The landscape was formed some 200 million years ago by the grinding and scraping of glaciers during successive ice ages, and the effects of glaciation are evident today in the U-shaped glens, hanging valleys and waterfalls. There are numerous glacial lakes to discover in the Sant Nicolas valley in the western area of the park. This sector is best reached from the town of El Pont de Suert in the lush, narrow valley of Vall de Boí, and from here you can explore the Aigüestortes rivers, including the biggest two, the Riu de Sant Nicolau and the Riu Escrita, which merge at the plain of Aigüestortes.

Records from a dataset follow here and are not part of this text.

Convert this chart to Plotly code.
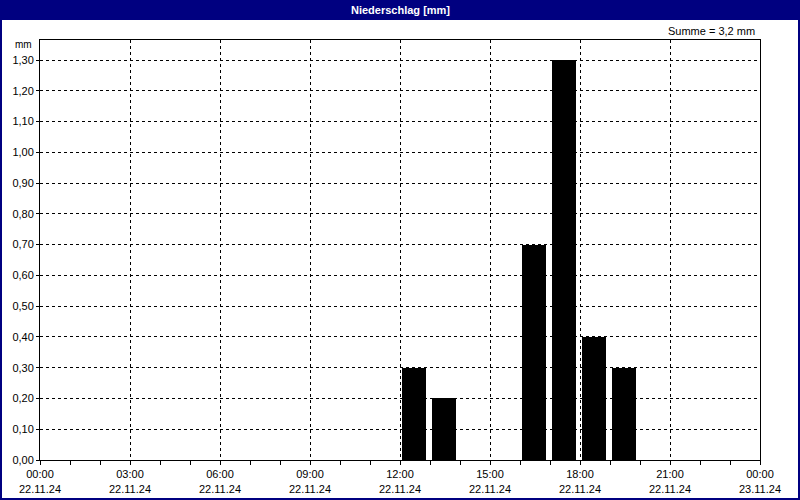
import plotly.graph_objects as go

# Data
times = ["2024-11-22 12:00", "2024-11-22 13:00", "2024-11-22 16:00",
         "2024-11-22 17:00", "2024-11-22 18:00", "2024-11-22 19:00"]
values = [0.3, 0.2, 0.7, 1.3, 0.4, 0.3]
tick_times = ["2024-11-22 00:00", "2024-11-22 03:00", "2024-11-22 06:00",
              "2024-11-22 09:00", "2024-11-22 12:00", "2024-11-22 15:00",
              "2024-11-22 18:00", "2024-11-22 21:00", "2024-11-23 00:00"]
tick_labels = ["00:00<br>22.11.24", "03:00<br>22.11.24", "06:00<br>22.11.24",
               "09:00<br>22.11.24", "12:00<br>22.11.24", "15:00<br>22.11.24",
               "18:00<br>22.11.24", "21:00<br>22.11.24", "00:00<br>23.11.24"]
title_text = "Niederschlag [mm]"
unit_text = "mm"
sum_text = "Summe = 3,2 mm"

W, H = 800, 500
L, R, T, B = 40, 40, 40, 40
PW, PH = W - L - R, H - T - B

def px(x):
    return (x - L) / PW

def py(y):
    return (H - B - y) / PH

MIN = 60 * 1000
fig = go.Figure()
fig.add_trace(go.Bar(
    x=times, y=values,
    offset=4.5 * MIN, width=47.5 * MIN,
    marker=dict(color="#000000", line=dict(width=0)),
))

font = dict(family="Liberation Sans, Arial, sans-serif", size=11, color="#000000")

fig.update_layout(
    width=W, height=H, autosize=False,
    margin=dict(l=L, r=R, t=T, b=B, pad=0, autoexpand=False),
    paper_bgcolor="#ffffff", plot_bgcolor="#ffffff",
    separators=",.",
    showlegend=False,
    font=font,
    bargap=0,
    xaxis=dict(
        type="date", automargin=False,
        range=["2024-11-22 00:00", "2024-11-23 00:00"],
        tickmode="array", tickvals=tick_times, ticktext=tick_labels,
        showgrid=True, gridcolor="#000000", gridwidth=1, griddash="3px,3px",
        showline=True, linecolor="#000000", linewidth=1, mirror=True,
        ticks="outside", ticklen=4, tickcolor="#000000",
        minor=dict(ticks="outside", ticklen=4, tickcolor="#000000",
                   dtick=3600000, showgrid=False),
        zeroline=False,
        tickfont=font,
    ),
    yaxis=dict(
        range=[0, 1.365], automargin=False,
        tickmode="linear", tick0=0, dtick=0.1, tickformat=".2f",
        showgrid=True, gridcolor="#000000", gridwidth=1, griddash="3px,3px",
        showline=True, linecolor="#000000", linewidth=1, mirror=True,
        ticks="outside", ticklen=3, tickcolor="#000000",
        zeroline=False,
        tickfont=font,
    ),
    shapes=[
        dict(type="rect", xref="paper", yref="paper",
             x0=px(0), x1=px(W), y0=py(0), y1=py(20),
             fillcolor="#000080", line=dict(width=0), layer="below"),
        dict(type="rect", xref="paper", yref="paper",
             x0=px(1), x1=px(W - 1), y0=py(1), y1=py(H - 1),
             fillcolor="rgba(0,0,0,0)", line=dict(color="#000080", width=2)),
    ],
    annotations=[
        dict(text="<b>" + title_text + "</b>", xref="paper", yref="paper",
             x=px(400), y=py(10), xanchor="center", yanchor="middle",
             showarrow=False, font=dict(family=font["family"], size=11, color="#ffffff")),
        dict(text=unit_text, xref="paper", yref="paper",
             x=px(34), y=py(45), xanchor="right", yanchor="middle",
             showarrow=False, font=dict(family=font["family"], size=10, color="#000000")),
        dict(text=sum_text, xref="paper", yref="paper",
             x=px(757), y=py(31), xanchor="right", yanchor="middle",
             showarrow=False, font=font),
    ],
)

fig.write_html("out.html", config={"displayModeBar": False},
               post_script="document.body.style.margin='0';document.body.style.overflow='hidden';")
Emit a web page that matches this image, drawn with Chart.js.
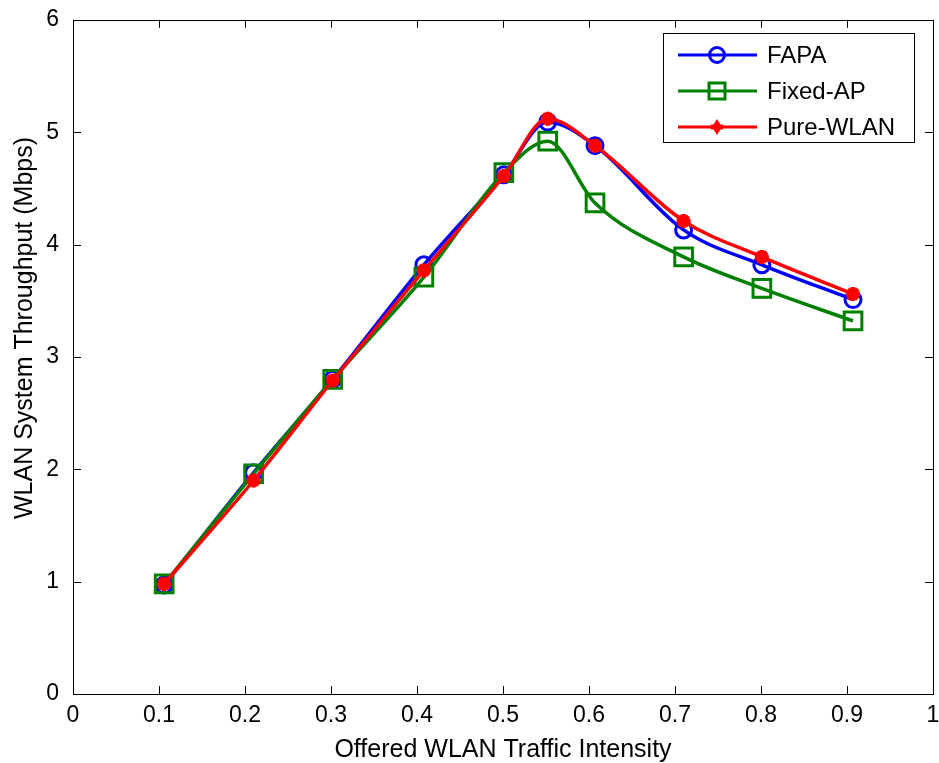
<!DOCTYPE html>
<html>
<head>
<meta charset="utf-8">
<script src="https://cdn.jsdelivr.net/npm/chart.js@4/dist/chart.umd.min.js"></script>
<style>
html,body{margin:0;padding:0;background:#fff;}
#wrap{width:939px;height:763px;position:relative;}
</style>
</head>
<body>
<div id="wrap"><canvas id="c" width="939" height="763"></canvas></div>
<script>
// ---- data ----
const intensity = [0.106, 0.210, 0.302, 0.408, 0.501, 0.552, 0.607, 0.710, 0.801, 0.907];
const fapa      = [0.97, 1.97, 2.80, 3.82, 4.62, 5.09, 4.88, 4.13, 3.82, 3.51];
const fixedAP   = [0.98, 1.96, 2.80, 3.71, 4.64, 4.92, 4.37, 3.89, 3.61, 3.32];
const pureWLAN  = [0.98, 1.90, 2.79, 3.77, 4.61, 5.12, 4.88, 4.21, 3.89, 3.56];
const seriesNames = ['FAPA', 'Fixed-AP', 'Pure-WLAN'];
const xTickLabels = ['0','0.1','0.2','0.3','0.4','0.5','0.6','0.7','0.8','0.9','1'];
const yTickLabels = ['0','1','2','3','4','5','6'];
const xTitle = 'Offered WLAN Traffic Intensity';
const yTitle = 'WLAN System Throughput (Mbps)';

const FONT = "'Liberation Sans', Arial, sans-serif";
const toPts = (ys) => ys.map((y, i) => ({x: intensity[i], y: y}));

const boxPlugin = {
  id: 'matlabBox',
  afterDatasetsDraw(chart) {
    const {ctx, chartArea: a, scales} = chart;
    ctx.save();
    ctx.strokeStyle = '#000';
    ctx.lineWidth = 1;
    ctx.strokeRect(Math.round(a.left) + 0.5, Math.round(a.top) + 0.5,
                   Math.round(a.right - a.left), Math.round(a.bottom - a.top));
    const L = 8;
    ctx.beginPath();
    scales.x.ticks.forEach(t => {
      const px = Math.round(scales.x.getPixelForValue(t.value)) + 0.5;
      ctx.moveTo(px, a.bottom); ctx.lineTo(px, a.bottom - L);
      ctx.moveTo(px, a.top); ctx.lineTo(px, a.top + L);
    });
    scales.y.ticks.forEach(t => {
      const py = Math.round(scales.y.getPixelForValue(t.value)) + 0.5;
      ctx.moveTo(a.left, py); ctx.lineTo(a.left + L, py);
      ctx.moveTo(a.right, py); ctx.lineTo(a.right - L, py);
    });
    ctx.stroke();

    // x tick labels (drawn here so the last label may overhang like MATLAB)
    ctx.fillStyle = '#000';
    ctx.font = '23px ' + FONT;
    ctx.textAlign = 'center';
    ctx.textBaseline = 'alphabetic';
    scales.x.ticks.forEach((t, i) => {
      ctx.fillText(xTickLabels[i], scales.x.getPixelForValue(t.value), a.bottom + 28);
    });

    // y-axis title (MATLAB places it slightly above centre)
    ctx.save();
    ctx.translate(25, 328);
    ctx.rotate(-Math.PI / 2);
    ctx.font = '25px ' + FONT;
    ctx.textAlign = 'center';
    ctx.textBaseline = 'middle';
    ctx.fillText(yTitle, 0, 0);
    ctx.restore();

    // legend box (inside plot, top right)
    const lx = 663, ly = 33, lw = 251, lh = 109;
    ctx.fillStyle = '#fff';
    ctx.fillRect(lx, ly, lw, lh);
    ctx.lineWidth = 1;
    ctx.strokeStyle = '#000';
    ctx.strokeRect(lx + 0.5, ly + 0.5, lw, lh);
    chart.data.datasets.forEach((ds, i) => {
      const cy = ly + 22 + i * 36;
      ctx.strokeStyle = ds.borderColor;
      ctx.lineWidth = 3;
      ctx.beginPath(); ctx.moveTo(lx + 15, cy); ctx.lineTo(lx + 94, cy); ctx.stroke();
      const cx = lx + 54;
      if (ds.pointStyle === 'circle') {
        ctx.lineWidth = 3;
        ctx.beginPath(); ctx.arc(cx, cy, 7.5, 0, Math.PI * 2); ctx.stroke();
      } else if (ds.pointStyle === 'rect') {
        ctx.lineWidth = 3;
        ctx.strokeRect(cx - 8, cy - 8, 16, 16);
      } else {
        ctx.fillStyle = ds.borderColor;
        ctx.beginPath();
        ctx.moveTo(cx, cy - 8); ctx.lineTo(cx + 5, cy); ctx.lineTo(cx, cy + 8); ctx.lineTo(cx - 5, cy);
        ctx.closePath(); ctx.fill();
        ctx.fillRect(cx - 6, cy - 2.5, 12, 5);
      }
      ctx.fillStyle = '#000';
      ctx.font = '24px ' + FONT;
      ctx.textBaseline = 'middle';
      ctx.textAlign = 'left';
      ctx.fillText(ds.label, lx + 104, cy + 1);
    });
    ctx.restore();
  }
};

new Chart(document.getElementById('c'), {
  type: 'line',
  data: {
    datasets: [
      { label: seriesNames[0], data: toPts(fapa), borderColor: '#0000ff', backgroundColor: 'rgba(0,0,0,0)',
        borderWidth: 3.5, pointStyle: 'circle', pointRadius: 8, pointBorderWidth: 3, order: 3 },
      { label: seriesNames[1], data: toPts(fixedAP), borderColor: '#008000', backgroundColor: 'rgba(0,0,0,0)',
        borderWidth: 3.5, pointStyle: 'rect', pointRadius: 12.5, pointBorderWidth: 3, order: 2 },
      { label: seriesNames[2], data: toPts(pureWLAN), borderColor: '#ff0000', backgroundColor: '#ff0000',
        borderWidth: 3.5, pointStyle: 'star', pointRadius: 7, pointBorderWidth: 4.5, order: 1 }
    ]
  },
  plugins: [boxPlugin],
  options: {
    responsive: false,
    animation: false,
    devicePixelRatio: 1,
    elements: { line: { cubicInterpolationMode: 'monotone' } },
    layout: { autoPadding: false, padding: { left: 0, right: 6, top: 18, bottom: 0 } },
    plugins: { legend: { display: false }, tooltip: { enabled: false } },
    scales: {
      x: {
        type: 'linear', min: 0, max: 1,
        grid: { display: false }, border: { display: false },
        afterBuildTicks: (s) => { s.ticks = xTickLabels.map(v => ({ value: parseFloat(v) })); },
        ticks: { display: false },
        title: { display: true, text: xTitle, color: '#000', font: { family: FONT, size: 25 }, padding: { top: 0, bottom: -2 } },
        afterFit: (s) => { s.height = 69; }
      },
      y: {
        type: 'linear', min: 0, max: 6,
        grid: { display: false }, border: { display: false },
        afterBuildTicks: (s) => { s.ticks = yTickLabels.map(v => ({ value: parseFloat(v) })); },
        ticks: { color: '#000', font: { family: FONT, size: 23 }, padding: 6,
                 autoSkip: false, callback: (v, i) => yTickLabels[i] },
        title: { display: false },
        afterFit: (s) => { s.width = 73; }
      }
    }
  }
});
</script>
</body>
</html>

If you do enter the park from Vall de Boí, be sure to visit the collection of nine early Romanesque churches which were consecrated in the 11th and 12th centuries. These beautifully simple buildings, constructed with local materials, are a wonderful example of Romanesque architecture, highlighted by their Alpine setting. This is the largest concentration of Romanesque art in Europe and it is a UNESCO World Heritage site.
The park’s other main entrance is from the town of Espot in the Vall de Espot and from here you can head to the lake the park is named after, the huge Estany de Sant Maurici, which lies at the foot of the park’s highest summit, the peak of Els Encantats. This is the park’s largest lake and a favourite spot for bird watchers, as over 25 bird species can be found here, including the Golden Eagle and Peregrine Falcon.
There are many hiking trails around the park of varying length and difficulty, from routes that take just a few hours to more serious treks that take in some of the Pyrenees’ highest peaks. For longer hikes there are hostels throughout the park that can be used for overnight stays.
There are many accommodation options in the small towns around the park, ranging from campsites to hotels and rural masías. www.aiguestortes.info/alojamiento/
WHERE TO STAY
Vall de Boi
The Vall de Boí has many pretty little towns that offer small hotels and rustic accommodation, including Boï, Barruera, Durro, Taüll and Erill la Vall.
Espot is a cosy mountain town hemmed in by a lovely green valley, now popular in the winter as a ski resort. The town is about seven kilometres from the Estany de Sant Maurici.
El pont de suert
El Pont de Suert has a pleasant old town centre with a handsome main square, an arcaded main street and an elegant 15th-century building, the Palau Abadial, formerly the residence of abbots.
THE AIGÜESTORTES PLATEAU, LAKE LLONG AND LAKE REDÓ
- Time: 2h 30 min.
- Difference in altitude: 287 metres
This classic trail is the best way to discover the Sant Nicolau valley in the western part of the park. The trek takes walkers to the Llebreta pool and the magnificent deciduous woods that surround it, then to the spectacular Sant Esperit waterfall.
The route follows the course of the river, becoming gradually steeper as it rises through forests of Spanish pine trees and crosses breathtaking plateaus, including that of Aigüestortes. On the way to Lake Llong, visit the vantage point just behind the mountain shelter. The route then skirts around the lake, crosses the Peixerani gully and finally climbs up to Lake Redó.
SANT MAURICI LAKE, RATERA AND AMITGES POOL
- Time: 3h climb.
- Difference in altitude: 740 metres
This popular trail is well sign-posted and offers walkers a complete view of the Riu Escrita valley—from the lush lower part of the valley, dominated by forests of Scotch pine, fir and Spanish pine to the higher, more sparse landscape as the route nears the Amitges shelter (2,380m).
The route passes by seven lakes and pools and is presided over by the peak of Els Encantats, the park’s highest summit. Don’t forget to visit the vantage point on the lake just five minutes from the main path near the Ratera pool. Just before you get there, you can admire the monumental Pi d’Amitges (Amitges Pine), a lone, long-surviving pine tree just to the right of the path.